Stirring up national passions and regulatory obstacles, a slew of cross-border deals that threaten the survival of national stock exchanges are in the works.

Ever since the London Stock Exchange (LSE) announced a deal to acquire the Toronto Stock Exchange's parent, TMX Group, merger mania has rocked the exchange space. Stirring up national passions and regulatory obstacles, a slew of cross-border deals that threaten the survival of national stock exchanges are in the works. In early February, NYSE Euronext, operator of the New York Stock Exchange, revealed that it was in talks to merge with Frankfurt-based exchange operator Deutsche Borse. The news set off a media frenzy and immediately spurred questions about which exchange would be next. Many of the rumors have focused on Nasdaq OMX's need to join forces with CME Group or IntercontinentalExchange in an attempt to keep up with the NYSE-DB behemoth. In fact, as Advanced Trading went to press, the LSE reportedly was mulling a takeover of Nasdaq OMX, after the London exchange completes its deal for the TMX Group.

"What is the commercial imperative behind these global stock exchange mergers?" asks Steve Grob, director of strategy at Fidessa. "Why are they all happening now?"

In a video filmed inside Tesco, a giant U.K. supermarket chain, Grob explores why national stock exchanges are joining up with international partners to create super exchanges. As the cameras point to racks of clothing, cereal and fresh produce, he tells us that super exchanges are the global equivalent of creating a financial multi-asset supermarket with cash equities located in Aisle 1, derivatives in Aisle 2, and FX, fixed income and OTC products somewhere else in the store.

According to Grob, exchange mergers are motivated by the same factors that drive U.S. mega stores such as Walmart and Target to sell food, toys and appliances under one roof.
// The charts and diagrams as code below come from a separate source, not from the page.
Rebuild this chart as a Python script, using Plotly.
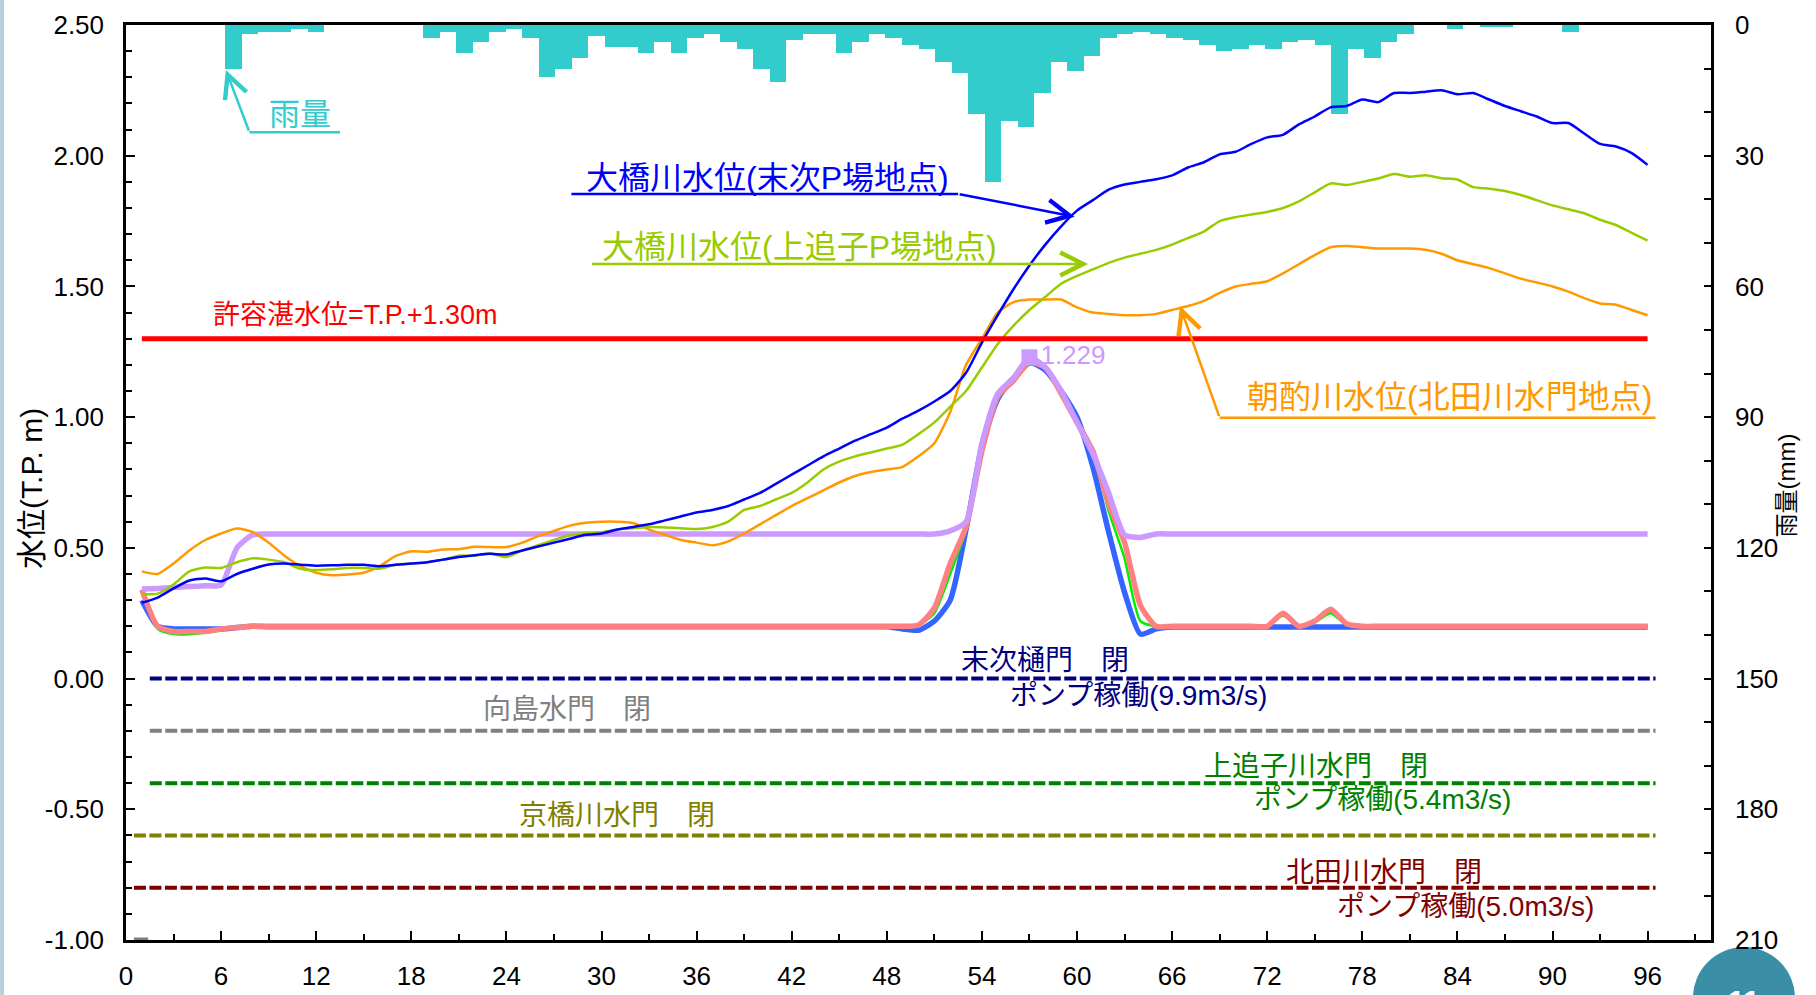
import numpy as np
import plotly.graph_objects as go

# ---------------- data ----------------
hours = list(range(1, 97))

# hourly rainfall (mm), 96 hourly slots
rain_mm = [0, 0, 0, 0, 0, 0, 10, 2, 1.5, 1.5, 1, 1.5, 0, 0, 0, 0, 0, 0,
           3, 1.5, 6.5, 4, 1.5, 1, 3, 12, 10, 7.5, 2.5, 5, 5, 6.5, 4, 6.5,
           3, 2, 4, 5.5, 10, 13, 3.5, 2, 2, 6.5, 4, 2, 3, 4.5, 5.5, 8.5,
           11, 20.5, 36, 22, 23.5, 15.5, 8.5, 10.5, 7, 3, 2, 1.5, 2, 3, 3.5, 4.5,
           6, 5.5, 4.5, 5.5, 4, 3.5, 4.5, 20.5, 5.5, 7.5, 4, 2, 0, 0, 1, 0,
           0.5, 0.5, 0, 0, 0, 1.5, 0, 0, 0, 0, 0, 0, 0, 0]

# 大橋川水位(末次P場地点)
suetsugu = [0.29, 0.31, 0.345, 0.375, 0.383, 0.372, 0.40, 0.42, 0.436, 0.44,
            0.435, 0.432, 0.433, 0.435, 0.435, 0.43, 0.435, 0.44, 0.445, 0.455,
            0.465, 0.472, 0.477, 0.475, 0.49, 0.505, 0.52, 0.535, 0.55, 0.555,
            0.57, 0.58, 0.59, 0.605, 0.62, 0.635, 0.645, 0.66, 0.685, 0.71,
            0.745, 0.78, 0.815, 0.85, 0.88, 0.91, 0.935, 0.96, 0.995, 1.025,
            1.06, 1.10, 1.17, 1.285, 1.39, 1.49, 1.58, 1.66, 1.73, 1.79,
            1.83, 1.87, 1.89, 1.90, 1.91, 1.925, 1.955, 1.975, 2.005, 2.015,
            2.045, 2.07, 2.08, 2.12, 2.15, 2.185, 2.19, 2.215, 2.205, 2.24,
            2.24, 2.245, 2.25, 2.235, 2.24, 2.215, 2.19, 2.17, 2.15, 2.125,
            2.125, 2.085, 2.045, 2.035, 2.01, 1.965]

# 大橋川水位(上追子P場地点)
kamioiko = [0.323, 0.325, 0.36, 0.41, 0.425, 0.423, 0.445, 0.46, 0.455, 0.445,
            0.42, 0.415, 0.418, 0.423, 0.423, 0.42, 0.435, 0.44, 0.445, 0.455,
            0.47, 0.47, 0.478, 0.465, 0.49, 0.51, 0.53, 0.548, 0.557, 0.56,
            0.57, 0.575, 0.58, 0.578, 0.575, 0.572, 0.58, 0.60, 0.645, 0.66,
            0.685, 0.71, 0.75, 0.80, 0.83, 0.85, 0.865, 0.88, 0.895, 0.935,
            0.98, 1.04, 1.10, 1.19, 1.28, 1.35, 1.41, 1.46, 1.51, 1.54,
            1.565, 1.59, 1.61, 1.625, 1.64, 1.66, 1.685, 1.71, 1.75, 1.765,
            1.775, 1.785, 1.80, 1.825, 1.86, 1.894, 1.888, 1.90, 1.913, 1.93,
            1.92, 1.925, 1.914, 1.909, 1.88, 1.874, 1.865, 1.85, 1.83, 1.81,
            1.795, 1.78, 1.755, 1.735, 1.705, 1.675]

# 朝酌川水位(北田川水門地点)
asakumi = [0.41, 0.40, 0.44, 0.49, 0.53, 0.555, 0.574, 0.56, 0.52, 0.47,
           0.43, 0.405, 0.395, 0.398, 0.405, 0.43, 0.468, 0.487, 0.485, 0.494,
           0.495, 0.504, 0.503, 0.503, 0.52, 0.545, 0.565, 0.585, 0.596, 0.60,
           0.60, 0.595, 0.57, 0.55, 0.53, 0.52, 0.51, 0.525, 0.555, 0.59,
           0.625, 0.66, 0.69, 0.72, 0.75, 0.775, 0.79, 0.80, 0.81, 0.85,
           0.90, 1.02, 1.20, 1.30, 1.40, 1.44, 1.45, 1.45, 1.45, 1.42,
           1.40, 1.395, 1.39, 1.39, 1.395, 1.41, 1.425, 1.445, 1.475, 1.50,
           1.51, 1.52, 1.55, 1.585, 1.62, 1.65, 1.655, 1.65, 1.645, 1.645,
           1.645, 1.64, 1.625, 1.60, 1.585, 1.57, 1.55, 1.53, 1.515, 1.50,
           1.48, 1.455, 1.435, 1.43, 1.41, 1.39]

# inner water levels (thick lines)
inner_blue = ([0.30, 0.20, 0.19, 0.19, 0.19, 0.19, 0.195, 0.20] + [0.198] * 40 +
              [0.19, 0.185, 0.22, 0.30, 0.57, 0.89, 1.07, 1.15, 1.21, 1.18,
               1.10, 1.00, 0.81, 0.56, 0.33, 0.17, 0.19] + [0.197] * 31)
inner_green = ([0.33, 0.19, 0.17, 0.17, 0.175, 0.185, 0.195, 0.20] + [0.20] * 41 +
               [0.205, 0.25, 0.40, 0.57, 0.86, 1.07, 1.14, 1.20, 1.19, 1.10,
                0.99, 0.87, 0.64, 0.46, 0.22, 0.20] + [0.20] * 7 +
               [0.24, 0.20, 0.215, 0.25, 0.205] + [0.20] * 19)
inner_salmon = ([0.34, 0.20, 0.18, 0.18, 0.18, 0.19, 0.195, 0.20] + [0.20] * 41 +
                [0.205, 0.27, 0.44, 0.58, 0.87, 1.08, 1.14, 1.21, 1.19, 1.09,
                 0.98, 0.87, 0.67, 0.52, 0.28, 0.20] + [0.20] * 7 +
                [0.25, 0.20, 0.22, 0.265, 0.21] + [0.20] * 19)
inner_purple = ([0.343, 0.345, 0.348, 0.352, 0.355, 0.358, 0.50, 0.55] + [0.553] * 43 +
                [0.565, 0.60, 0.90, 1.09, 1.15, 1.229, 1.19, 1.10, 0.98, 0.86,
                 0.71, 0.55, 0.54] + [0.553] * 32)

allow_level = 1.30
allow_hours = [1, 96]

gate_labels = ["末次", "向島", "上追子", "京橋", "北田"]
gate_levels = [0.00, -0.20, -0.40, -0.60, -0.80]
gate_start = [1.5, 1.5, 1.5, 0.5, 0.5]
gate_end = [96.5, 96.5, 96.5, 96.5, 96.5]
gate_colors = ["#000080", "#808080", "#008000", "#808000", "#800000"]

misc_hours = [0.5, 1.4]
misc_level = [-1.0, -1.0]

x_ticks = list(range(0, 97, 6))
y_ticks = [-1.0, -0.5, 0.0, 0.5, 1.0, 1.5, 2.0, 2.5]
rain_ticks = [0, 30, 60, 90, 120, 150, 180, 210]

FONT = "Liberation Sans, Arial, Noto Sans CJK JP"

# ---------------- figure ----------------
fig = go.Figure()

n_slots = len(rain_mm)
slot_w = 100.0 / n_slots
rain_x = (np.arange(1, n_slots + 1) - 0.5) * slot_w
fig.add_trace(go.Bar(x=rain_x, y=rain_mm, width=slot_w, yaxis="y",
                     marker=dict(color="rgb(51,204,204)", line=dict(width=0)),
                     name="雨量"))

for lab, lv, xs, xe, col in zip(gate_labels, gate_levels, gate_start, gate_end, gate_colors):
    fig.add_trace(go.Scatter(x=[xs, xe], y=[lv, lv], yaxis="y2", mode="lines",
                             line=dict(color=col, width=4, dash="12px,3.5px"), name=lab))

fig.add_trace(go.Scatter(x=misc_hours, y=misc_level, yaxis="y2", mode="lines",
                         line=dict(color="#6f8580", width=5)))

thick = [(inner_blue, "#3366FF", 5.5), (inner_green, "#00EE00", 2.5),
         (inner_salmon, "#FF8080", 5.5), (inner_purple, "#CC99FF", 5.5)]
for ys, col, w in thick:
    fig.add_trace(go.Scatter(x=hours, y=ys, yaxis="y2", mode="lines",
                             line=dict(color=col, width=w, shape="spline", smoothing=0.6)))

rivers = [(asakumi, "#FF9900"), (kamioiko, "#99CC00"), (suetsugu, "#0000FF")]
for ys, col in rivers:
    fig.add_trace(go.Scatter(x=hours, y=ys, yaxis="y2", mode="lines",
                             line=dict(color=col, width=2.5, shape="spline", smoothing=0.6)))

fig.add_trace(go.Scatter(x=allow_hours, y=[allow_level] * len(allow_hours), yaxis="y2",
                         mode="lines", line=dict(color="#FF0000", width=5)))

pk = int(np.argmax(inner_purple))
fig.add_trace(go.Scatter(x=[hours[pk]], y=[inner_purple[pk]], yaxis="y2", mode="markers+text",
                         marker=dict(symbol="square", size=16, color="#CC99FF"),
                         text=[f"{inner_purple[pk]:.3f}"], textposition="middle right",
                         textfont=dict(family=FONT, size=26, color="#CC99FF")))

# ---------------- annotations ----------------
ann = []
shapes = []


def label(x, y, text, color, size):
    ann.append(dict(x=x, y=y, xref="x", yref="y2", text=text, showarrow=False,
                    font=dict(family=FONT, size=size, color=color),
                    xanchor="center", yanchor="middle"))


def underline(x0, x1, y, color):
    shapes.append(dict(type="line", xref="x", yref="y2", x0=x0, x1=x1, y0=y, y1=y,
                       line=dict(color=color, width=2.5)))


def arrow(xt, yt, xf, yf, color):
    ann.append(dict(x=xt, y=yt, ax=xf, ay=yf, xref="x", yref="y2", axref="x", ayref="y2",
                    text="", showarrow=True, arrowhead=5, arrowsize=1.8, arrowwidth=2.5,
                    arrowcolor=color))


# rainfall callout
label(10.98, 2.156, "雨量", "#33CCCC", 31)
underline(7.79, 13.5, 2.09, "#33CCCC")
arrow(6.30, 2.328, 7.79, 2.09, "#33CCCC")

# 末次
label(40.45, 1.914, "大橋川水位(末次P場地点)", "#0000FF", 32)
underline(28.1, 52.5, 1.854, "#0000FF")
arrow(59.85, 1.767, 52.5, 1.854, "#0000FF")

# 上追子
label(42.5, 1.652, "大橋川水位(上追子P場地点)", "#99CC00", 32)
arrow(60.7, 1.586, 29.3, 1.586, "#99CC00")

# 朝酌
label(83.5, 1.077, "朝酌川水位(北田川水門地点)", "#FF9900", 32)
underline(69.0, 96.5, 0.998, "#FF9900")
arrow(66.5, 1.425, 69.0, 0.998, "#FF9900")

label(14.5, 1.39, "許容湛水位=T.P.+1.30m", "#FF0000", 27)

# gate labels
label(58.0, 0.071, "末次樋門　閉", "#000080", 28)
label(63.85, -0.063, "ポンプ稼働(9.9m3/s)", "#000080", 28)
label(27.8, -0.12, "向島水門　閉", "#808080", 28)
label(75.1, -0.335, "上追子川水門　閉", "#008000", 28)
label(79.3, -0.461, "ポンプ稼働(5.4m3/s)", "#008000", 28)
label(31.0, -0.522, "京橋川水門　閉", "#808000", 28)
label(79.4, -0.740, "北田川水門　閉", "#800000", 28)
label(84.5, -0.87, "ポンプ稼働(5.0m3/s)", "#800000", 28)

# axis titles
ann.append(dict(x=-0.0593, y=0.493, xref="paper", yref="paper", text="水位(T.P. m)",
                textangle=-90, showarrow=False, xanchor="center", yanchor="middle",
                font=dict(family=FONT, size=30, color="black")))
ann.append(dict(x=1.0475, y=0.497, xref="paper", yref="paper", text="雨量(mm)",
                textangle=-90, showarrow=False, xanchor="center", yanchor="middle",
                font=dict(family=FONT, size=24, color="black")))

# slide decorations (page border and page-number badge)
shapes.append(dict(type="line", xref="paper", yref="paper", x0=-0.0782, x1=-0.0782, y0=-0.07, y1=1.03,
                   line=dict(color="rgb(185,205,220)", width=4), layer="below"))
shapes.append(dict(type="circle", xref="paper", yref="paper", x0=0.9886, x1=1.053, y0=-0.119, y1=-0.0077,
                   fillcolor="rgb(58,143,166)", line=dict(width=0), layer="below"))
ann.append(dict(x=1.021, y=-0.046, xref="paper", yref="paper", text="<b>11</b>", showarrow=False,
                xanchor="center", yanchor="top", font=dict(family=FONT, size=30, color="white")))

axis_common = dict(showline=True, linecolor="black", linewidth=2.5, ticks="inside",
                   tickcolor="black", tickwidth=2, showgrid=False, zeroline=False,
                   automargin=False,
                   tickfont=dict(family=FONT, size=26, color="black"))

fig.update_layout(
    width=1816, height=995,
    margin=dict(l=126, r=105, t=25, b=55, autoexpand=False),
    paper_bgcolor="white", plot_bgcolor="white",
    showlegend=False, bargap=0,
    font=dict(family=FONT, size=26, color="black"),
    xaxis=dict(range=[0, 100], tickmode="array", tickvals=x_ticks,
               ticktext=[str(v) for v in x_ticks], ticklen=9, mirror=True,
               ticklabelstandoff=11,
               minor=dict(tickmode="linear", tick0=0, dtick=3, ticks="inside", ticklen=6,
                          tickwidth=1.5, tickcolor="black"),
               **axis_common),
    yaxis=dict(side="right", range=[210, 0], tickmode="array", tickvals=rain_ticks,
               ticktext=[str(v) for v in rain_ticks], ticklen=7, ticklabelstandoff=16,
               minor=dict(tickmode="linear", tick0=0, dtick=10, ticks="inside", ticklen=7,
                          tickwidth=1.5, tickcolor="black"),
               **axis_common),
    yaxis2=dict(side="left", overlaying="y", range=[-1, 2.5], tickmode="array",
                tickvals=y_ticks, ticktext=[f"{v:.2f}" for v in y_ticks],
                ticklen=9, ticklabelstandoff=14,
                minor=dict(tickmode="linear", tick0=0, dtick=0.1, ticks="inside", ticklen=6,
                           tickwidth=1.5, tickcolor="black"),
                **axis_common),
    annotations=ann, shapes=shapes,
)

fig.write_html("out.html", config={"displayModeBar": False},
               post_script="document.body.style.margin='0';")
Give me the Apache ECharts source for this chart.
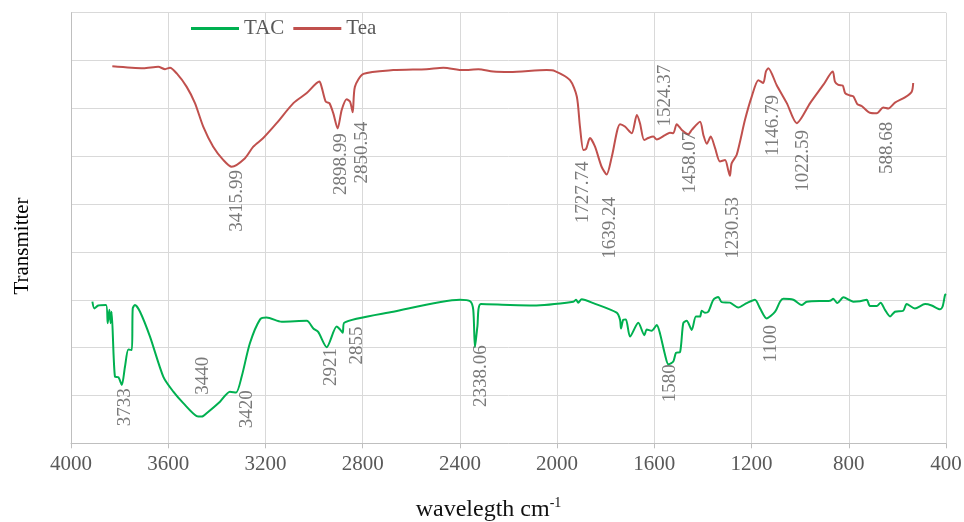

Facing intense competition at home from alternative trading venues, including multilateral trading facilities in Europe, stock exchanges have decided they need to bulk up. By getting bigger, exchanges can offer their customers economies of scale and deeper, more diverse pools of liquidity, argues Grob. They also can offer their customers new products - like derivatives - that can generate higher fees, he points out.

Will It Work?

But I'm somewhat skeptical of whether transnational exchange mergers are necessary and, frankly, whether they will even work. They won't catch on unless they simplify trading and offer volume discounts to brokers, asset managers and hedge funds.

In today's global trading environment, exchanges have become nodes on a high-speed global network. Do high-frequency traders and institutional investors really care whether the Germans or the Brits own the underlying exchange? The answer is no.

With low-latency networks connecting matching engines, high-frequency traders can position their black boxes in neutral data centers that also house competing exchanges' matching engines. Their orders can travel at the speed of light via optical fiber networks and undersea cables. Traders care about best execution, technological speed and capital efficiency - not exchange ownership.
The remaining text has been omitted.